[WHAT IS ASKED] Copy the records below word for word, from the first line through the line that contains "['#E46C0A', '#FAB58C', '#8EB4E3', '#165BA5'];", and leave out any pictures.

▼▼▼

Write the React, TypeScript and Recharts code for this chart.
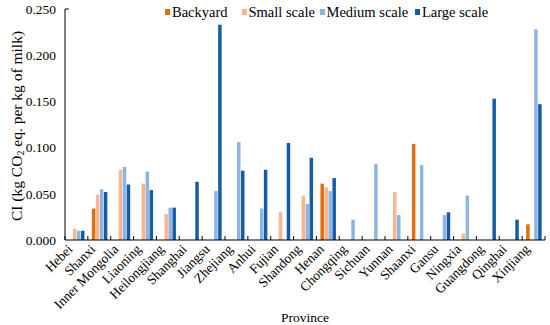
import React from 'react';
import { BarChart, Bar, XAxis, YAxis, Legend, Label } from 'recharts';

const provinces = [
  'Hebei', 'Shanxi', 'Inner Mongolia', 'Liaoning', 'Heilongjiang', 'Shanghai', 'Jiangsu',
  'Zhejiang', 'Anhui', 'Fujian', 'Shandong', 'Henan', 'Chongqing', 'Sichuan', 'Yunnan',
  'Shaanxi', 'Gansu', 'Ningxia', 'Guangdong', 'Qinghai', 'Xinjiang',
];

const backyard = [null, 0.034, null, null, null, null, null, null, null, null, null, 0.061, null, null, null, 0.104, null, null, null, null, 0.017];
const smallScale = [0.012, 0.049, 0.076, 0.061, 0.028, null, null, null, null, 0.030, 0.048, 0.057, null, null, 0.052, null, null, 0.007, null, null, null];
const mediumScale = [0.010, 0.055, 0.079, 0.074, 0.035, null, 0.053, 0.106, 0.034, null, 0.039, 0.053, 0.022, 0.082, 0.027, 0.081, 0.027, 0.048, null, null, 0.228];
const largeScale = [0.010, 0.052, 0.060, 0.054, 0.035, 0.063, 0.233, 0.075, 0.076, 0.105, 0.089, 0.067, null, null, null, null, 0.030, null, 0.153, 0.022, 0.147];

const yTicks = [0, 0.05, 0.1, 0.15, 0.2, 0.25];

const seriesKeys = ['backyard', 'small', 'medium', 'large'];
const seriesNames = ['Backyard', 'Small scale', 'Medium scale', 'Large scale'];
const seriesColors = ['#E46C0A', '#FAB58C', '#8EB4E3', '#165BA5'];

const data = provinces.map((p, i) => ({
  province: p,
  backyard: backyard[i],
  small: smallScale[i],
  medium: mediumScale[i],
  large: largeScale[i],
}));

const FONT = 'Liberation Serif';
const W = 550;
const H = 325;
const PLOT_LEFT = 65;
const PLOT_RIGHT = 5;
const BAND = (W - PLOT_LEFT - PLOT_RIGHT) / provinces.length;

function ProvinceTick(props: any) {
  const { x, y, payload, index } = props;
  const left = x - BAND / 2;
  const ax = x - 3;
  const ay = y + 10;
  return (
    <g>
      <line x1={left} y1={y} x2={left} y2={y - 4} stroke="#000" />
      {index === provinces.length - 1 && (
        <line x1={x + BAND / 2} y1={y} x2={x + BAND / 2} y2={y - 4} stroke="#000" />
      )}
      <text
        x={ax}
        y={ay}
        transform={`rotate(-45, ${ax}, ${ay})`}
        textAnchor="end"
        style={{ fontFamily: FONT }}
        fontSize={13.5}
        fill="#000"
      >
        {payload.value}
      </text>
    </g>
  );
}

function ValueTick(props: any) {
  const { x, y, payload } = props;
  return (
    <g>
      {payload.value === 0.25 && (
        <line x1={PLOT_LEFT} y1={y} x2={PLOT_LEFT + 4} y2={y} stroke="#000" />
      )}
      <text x={x} y={y} dy="0.35em" textAnchor="end" style={{ fontFamily: FONT }} fontSize={13.5} fill="#000">
        {Number(payload.value).toFixed(3)}
      </text>
    </g>
  );
}

function YTitle() {
  const cx = 16;
  const cy = 126;
  return (
    <text
      x={cx}
      y={cy}
      transform={`rotate(-90, ${cx}, ${cy})`}
      textAnchor="middle"
      dominantBaseline="central"
      style={{ fontFamily: FONT }}
      fontSize={15.5}
      fill="#000"
    >
      CI (kg CO
      <tspan fontSize={10} dy={4}>2</tspan>
      <tspan dy={-4}> eq. per kg of milk)</tspan>
    </text>
  );
}

const legendLefts = [165, 241.5, 319.5, 415];

function renderLegend() {
  return (
    <div style={{ position: 'relative', width: W, height: 20, fontFamily: FONT, fontSize: 14.5, color: '#000' }}>
      {seriesNames.map((n, i) => (
        <div
          key={n}
          style={{ position: 'absolute', left: legendLefts[i], top: 0, display: 'flex', alignItems: 'center', whiteSpace: 'nowrap', lineHeight: '20px' }}
        >
          <span style={{ display: 'inline-block', width: 5, height: 6, background: seriesColors[i], marginRight: 2 }} />
          {n}
        </div>
      ))}
    </div>
  );
}

export default function App() {
  return (
    <div style={{ position: 'absolute', left: 0, top: 0, width: W, height: H, background: '#fff', fontFamily: FONT }}>
      <BarChart
        width={W}
        height={H}
        data={data}
        margin={{ top: 9, right: PLOT_RIGHT, bottom: 0, left: 0 }}
        barSize={3.5}
        barGap={0.5}
        style={{ fontFamily: FONT }}
      >
        <XAxis
          dataKey="province"
          interval={0}
          height={85}
          tickSize={0}
          tickMargin={0}
          tickLine={false}
          axisLine={{ stroke: '#000' }}
          tick={<ProvinceTick />}
        >
          <Label value="Province" position="insideBottom" offset={3} style={{ fontFamily: FONT }} fontSize={13.5} fill="#000" />
        </XAxis>
        <YAxis
          domain={[0, 0.25]}
          ticks={yTicks}
          width={PLOT_LEFT}
          tickSize={0}
          tickMargin={9}
          tickLine={false}
          axisLine={{ stroke: '#000' }}
          tick={<ValueTick />}
        >
          <Label content={<YTitle />} />
        </YAxis>
        <Legend
          layout="horizontal"
          verticalAlign="middle"
          align="center"
          content={renderLegend}
          wrapperStyle={{ top: 2, left: 0, width: W }}
        />
        {seriesKeys.map((k, i) => (
          <Bar key={k} dataKey={k} name={seriesNames[i]} fill={seriesColors[i]} isAnimationActive={false} />
        ))}
      </BarChart>
    </div>
  );
}
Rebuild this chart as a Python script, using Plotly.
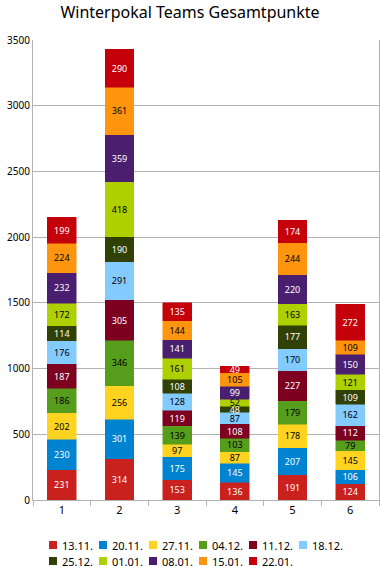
import plotly.graph_objects as go

teams = ["1", "2", "3", "4", "5", "6"]
weeks = ["13.11.", "20.11.", "27.11.", "04.12.", "11.12.", "18.12.",
         "25.12.", "01.01.", "08.01.", "15.01.", "22.01."]
values = {
    "13.11.": [231, 314, 153, 136, 191, 124],
    "20.11.": [230, 301, 175, 145, 207, 106],
    "27.11.": [202, 256, 97, 87, 178, 145],
    "04.12.": [186, 346, 139, 103, 179, 79],
    "11.12.": [187, 305, 119, 108, 227, 112],
    "18.12.": [176, 291, 128, 87, 170, 162],
    "25.12.": [114, 190, 108, 48, 177, 109],
    "01.01.": [172, 418, 161, 52, 163, 121],
    "08.01.": [232, 359, 141, 99, 220, 150],
    "15.01.": [224, 361, 144, 105, 244, 109],
    "22.01.": [199, 290, 135, 49, 174, 272],
}
colors = ["#C9211E", "#0084D1", "#FFD320", "#579D1C", "#7E0021", "#83CAFF",
          "#314004", "#AECF00", "#4B1F6F", "#FF950E", "#C5000B"]
text_colors = ["white", "white", "black", "black", "white", "black",
               "white", "black", "white", "black", "white"]

FONT = "Noto Sans"
W, H = 380, 566
L, R, T, B = 33, 1, 40, 66
PW, PH = W - L - R, H - T - B


def px_x(px):
    return (px - L) / PW


def px_y(py):
    return (H - B - py) / PH


fig = go.Figure()
for w, c, tc in zip(weeks, colors, text_colors):
    fig.add_trace(go.Bar(
        name=w, x=teams, y=values[w],
        marker=dict(color=c, line=dict(color=c, width=0.5)),
        text=[str(v) for v in values[w]],
        textposition="inside", insidetextanchor="middle", textangle=0,
        constraintext="none",
        textfont=dict(family=FONT, size=9, color=tc),
        hoverinfo="skip", showlegend=False,
    ))

# custom legend (two rows, six entries per row)
shapes, annots = [], []
for i, (w, c) in enumerate(zip(weeks, colors)):
    row, col = divmod(i, 6)
    x0 = 49 + 50 * col
    yc = 545 + 16 * row
    shapes.append(dict(type="rect", xref="paper", yref="paper",
                       x0=px_x(x0), x1=px_x(x0 + 8), y0=px_y(yc + 4), y1=px_y(yc - 4),
                       fillcolor=c, line=dict(width=0)))
    annots.append(dict(text=w, xref="paper", yref="paper", x=px_x(x0 + 11), y=px_y(yc),
                       xanchor="left", yanchor="middle", showarrow=False,
                       font=dict(family=FONT, size=11, color="black")))

fig.update_layout(
    barmode="stack", bargap=0.5,
    width=W, height=H,
    margin=dict(l=L, r=R, t=T, b=B),
    paper_bgcolor="white", plot_bgcolor="white",
    font=dict(family=FONT, size=10, color="black"),
    title=dict(text="Winterpokal Teams Gesamtpunkte", x=0.5, xanchor="center",
               y=0.978, yanchor="middle", font=dict(family=FONT, size=16, color="black")),
    showlegend=False,
    shapes=shapes, annotations=annots,
    xaxis=dict(type="category", showline=True, linecolor="#b3b3b3", ticks="outside",
               tickson="boundaries", ticklen=5, tickcolor="#b3b3b3",
               showgrid=False, tickfont=dict(size=11)),
    yaxis=dict(range=[0, 3500], dtick=500, showgrid=True, gridcolor="#b3b3b3",
               showline=True, linecolor="#b3b3b3", mirror=True, zeroline=False,
               ticks="", tickfont=dict(size=10)),
)
fig.write_html("out.html", config={"displayModeBar": False},
               post_script="document.body.style.margin='0';")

▲▲▲

[SOLUTION TO THE EXERCISE]
Write the React, TypeScript and Recharts code for this chart.
import React from 'react';
import { BarChart, Bar, XAxis, YAxis, Legend, Label } from 'recharts';

const provinces = [
  'Hebei', 'Shanxi', 'Inner Mongolia', 'Liaoning', 'Heilongjiang', 'Shanghai', 'Jiangsu',
  'Zhejiang', 'Anhui', 'Fujian', 'Shandong', 'Henan', 'Chongqing', 'Sichuan', 'Yunnan',
  'Shaanxi', 'Gansu', 'Ningxia', 'Guangdong', 'Qinghai', 'Xinjiang',
];

const backyard = [null, 0.034, null, null, null, null, null, null, null, null, null, 0.061, null, null, null, 0.104, null, null, null, null, 0.017];
const smallScale = [0.012, 0.049, 0.076, 0.061, 0.028, null, null, null, null, 0.030, 0.048, 0.057, null, null, 0.052, null, null, 0.007, null, null, null];
const mediumScale = [0.010, 0.055, 0.079, 0.074, 0.035, null, 0.053, 0.106, 0.034, null, 0.039, 0.053, 0.022, 0.082, 0.027, 0.081, 0.027, 0.048, null, null, 0.228];
const largeScale = [0.010, 0.052, 0.060, 0.054, 0.035, 0.063, 0.233, 0.075, 0.076, 0.105, 0.089, 0.067, null, null, null, null, 0.030, null, 0.153, 0.022, 0.147];

const yTicks = [0, 0.05, 0.1, 0.15, 0.2, 0.25];

const seriesKeys = ['backyard', 'small', 'medium', 'large'];
const seriesNames = ['Backyard', 'Small scale', 'Medium scale', 'Large scale'];
const seriesColors = ['#E46C0A', '#FAB58C', '#8EB4E3', '#165BA5'];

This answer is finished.